22 mln dol. domaga się od swoich fanów Prince. Piosenkarz pozwał 22 osoby za umieszczenie w internecie nagrań z fragmentami jego koncertów.
Jak wynika z akt sądowych, nagrania z koncertów były umieszczane m.in. na Facebooku i blogach. Prince i jego prawnicy zarzucają osobom, które wrzuciły je do sieci, że naruszały prawa autorskie.

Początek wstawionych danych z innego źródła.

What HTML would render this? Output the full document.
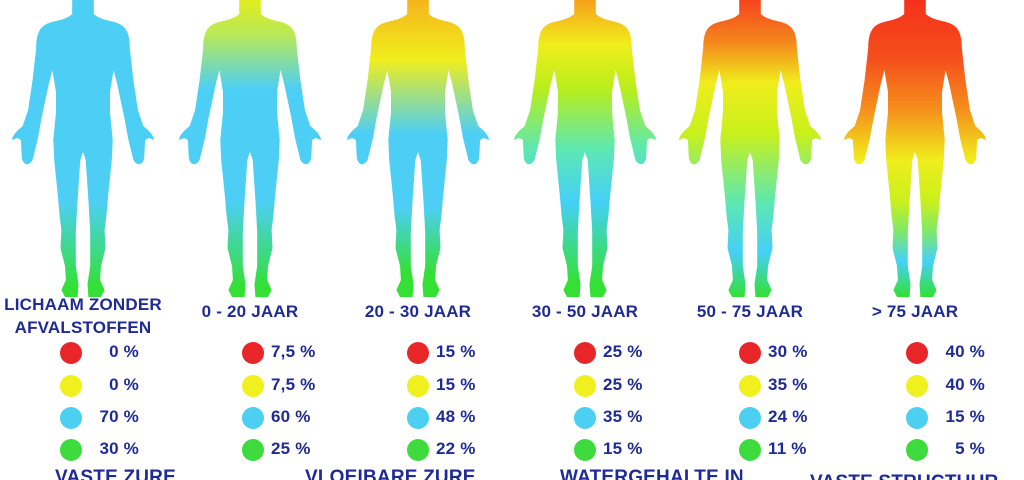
<!DOCTYPE html>
<html><head><meta charset="utf-8">
<style>
html,body{margin:0;padding:0;background:#fff;}
#wrap{position:relative;width:1024px;height:480px;overflow:hidden;background:#fff;font-family:"Liberation Sans",sans-serif;color:#1f2b94;}
.t{position:absolute;font-size:17px;font-weight:bold;white-space:nowrap;letter-spacing:0.2px;}
.lab{text-align:center;transform:translateX(-50%);}
.dot{position:absolute;width:22px;height:22px;border-radius:50%;}
</style></head>
<body>
<div id="wrap">
<svg id="svg" width="1024" height="480" style="position:absolute;left:0;top:0">
<defs id="defs">
<path id="body" d="M-12,0 L12,0 L12,14 C22,22 36,20 44,26 C50,30 52,38 52,48 L56,80 L61,110 L67,126 C72,130 78,134 79,140 L73,138 L69,140 L68,158 C66,166 60,166 56,160 L50,138 L46,118 L38,84 L34,70 L30,92 L30,112 L33,140 L32,160 L28,195 L26,216 L24,230 L25,248 L20,266 L19,280 L24,290 L20,297 L6,297 L5,284 L8,266 L8,232 L6,200 L3,160 L0,152 L-3,160 L-6,200 L-8,232 L-8,266 L-5,284 L-6,297 L-20,297 L-24,290 L-19,280 L-20,266 L-25,248 L-24,230 L-26,216 L-28,195 L-32,160 L-33,140 L-30,112 L-30,92 L-34,70 L-38,84 L-46,118 L-50,138 L-56,160 C-60,166 -66,166 -68,158 L-69,140 L-73,138 L-79,140 C-78,134 -72,130 -67,126 L-61,110 L-56,80 L-52,48 C-52,38 -50,30 -44,26 C-36,20 -22,22 -12,14 Z"/>
</defs>
</svg>
</div>
<script>
const categories=["LICHAAM ZONDER|AFVALSTOFFEN","0 - 20 JAAR","20 - 30 JAAR","30 - 50 JAAR","50 - 75 JAAR","> 75 JAAR"];
const vasteZure=["0 %","7,5 %","15 %","25 %","30 %","40 %"];
const vloeibareZure=["0 %","7,5 %","15 %","25 %","35 %","40 %"];
const water=["70 %","60 %","48 %","35 %","24 %","15 %"];
const structuur=["30 %","25 %","22 %","15 %","11 %","5 %"];
const legendLabels=["VASTE ZURE","VLOEIBARE ZURE","WATERGEHALTE IN","VASTE STRUCTUUR"];
const gradients=[
 [[0,"#4dcff5"],[0.68,"#4dcff5"],[0.97,"#33e033"]],
 [[0,"#e0ee1c"],[0.12,"#b8e85a"],[0.3,"#4dcff5"],[0.68,"#4dcff5"],[0.97,"#33e033"]],
 [[0,"#f5b41c"],[0.2,"#f0ee1c"],[0.45,"#4dcff5"],[0.7,"#4dcff5"],[0.92,"#33e033"]],
 [[0,"#f7a01c"],[0.15,"#f0ee1c"],[0.3,"#b8ee1c"],[0.5,"#5ee8b0"],[0.68,"#45d0f8"],[0.95,"#33e033"]],
 [[0,"#f5441c"],[0.14,"#f5861c"],[0.28,"#f0ee1c"],[0.45,"#c8f01c"],[0.68,"#5ee8b0"],[0.85,"#45d0f8"],[1,"#33e033"]],
 [[0,"#f5301c"],[0.2,"#f5501c"],[0.37,"#f5901c"],[0.54,"#f0ee1c"],[0.68,"#c8f01c"],[0.78,"#7ee86a"],[0.88,"#45d0f8"],[1,"#33e033"]]
];
const centers=[83,250,418,585,750,915];
const dotX=[71,253,418,585,750,917];
const rowY=[353,386,418,450];
const colors=["#e8262a","#f0f01e","#4dcff2","#3ddb3d"];
const svg=document.getElementById('svg'),defs=document.getElementById('defs'),wrap=document.getElementById('wrap');
const NS="http://www.w3.org/2000/svg";
centers.forEach((cx,i)=>{
 const g=document.createElementNS(NS,'linearGradient');
 g.setAttribute('id','g'+i);g.setAttribute('x1','0');g.setAttribute('y1','0');g.setAttribute('x2','0');g.setAttribute('y2','1');
 gradients[i].forEach(s=>{const st=document.createElementNS(NS,'stop');st.setAttribute('offset',s[0]);st.setAttribute('stop-color',s[1]);g.appendChild(st);});
 defs.appendChild(g);
 const u=document.createElementNS(NS,'use');
 u.setAttribute('href','#body');u.setAttribute('transform','translate('+cx+',0) scale(0.9,1)');u.setAttribute('fill','url(#g'+i+')');
 
 
 svg.appendChild(u);
 const parts=categories[i].split('|');
 parts.forEach((p,k)=>{
  const d=document.createElement('div');d.className='t lab';
  d.style.left=cx+'px';d.style.top=(parts.length>1?(295+k*23):302)+'px';d.textContent=p;
  
  
  wrap.appendChild(d);
 });
 const vals=[vasteZure[i],vloeibareZure[i],water[i],structuur[i]];
 vals.forEach((v,r)=>{
  const dot=document.createElement('div');dot.className='dot';
  dot.style.left=(dotX[i]-11)+'px';dot.style.top=(rowY[r]-11)+'px';dot.style.background=colors[r];
  
  
  wrap.appendChild(dot);
  const t=document.createElement('div');t.className='t';
  t.style.left=(dotX[i]+18)+'px';t.style.top=(rowY[r]-11)+'px';t.style.width='50px';
  t.style.textAlign=(i==0||i==5)?'right':'left';
  t.textContent=v;
  
  
  wrap.appendChild(t);
 });
});
const legX=[55,305,560,810];
legendLabels.forEach((l,i)=>{
 const d=document.createElement('div');d.className='t';d.style.fontSize='19px';
 d.style.left=legX[i]+'px';d.style.top=(i==3?472:467)+'px';d.textContent=l;
 
 
 wrap.appendChild(d);
});
</script>
</body></html>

Ruch piosenkarza oburzył wielu jego fanów. Na forach internetowych większość z nich przyznaje jednak, że choć pozew był zaskakujący, to jest on charakterystyczny dla Prince'a.
Prince vs. internet
55-latek w przeszłości już wielokrotnie toczył prawne batalie z osobami, którym zarzucał łamanie praw autorskich i bezprawne dystrybuowanie jego muzyki w sieci.
W 2007 r. piosenkarz skierował do sądu pozew przeciwko serwisowi Pirate Bay, znanej stronie, na której można znaleźć linki do pirackich treści. Sąd nie rozpatrzył jednak jego wniosku.
Piosenkarz odgrażał się też w przeszłości, że pozwie serwisy eBay i YouTube, ponieważ - jak argumentował - znajdują się tam jego piosenki i albumy, na co nie wyraził zgody.
W tym roku na rynku pojawi się nowa płyta artysty - PlectrumElectrum.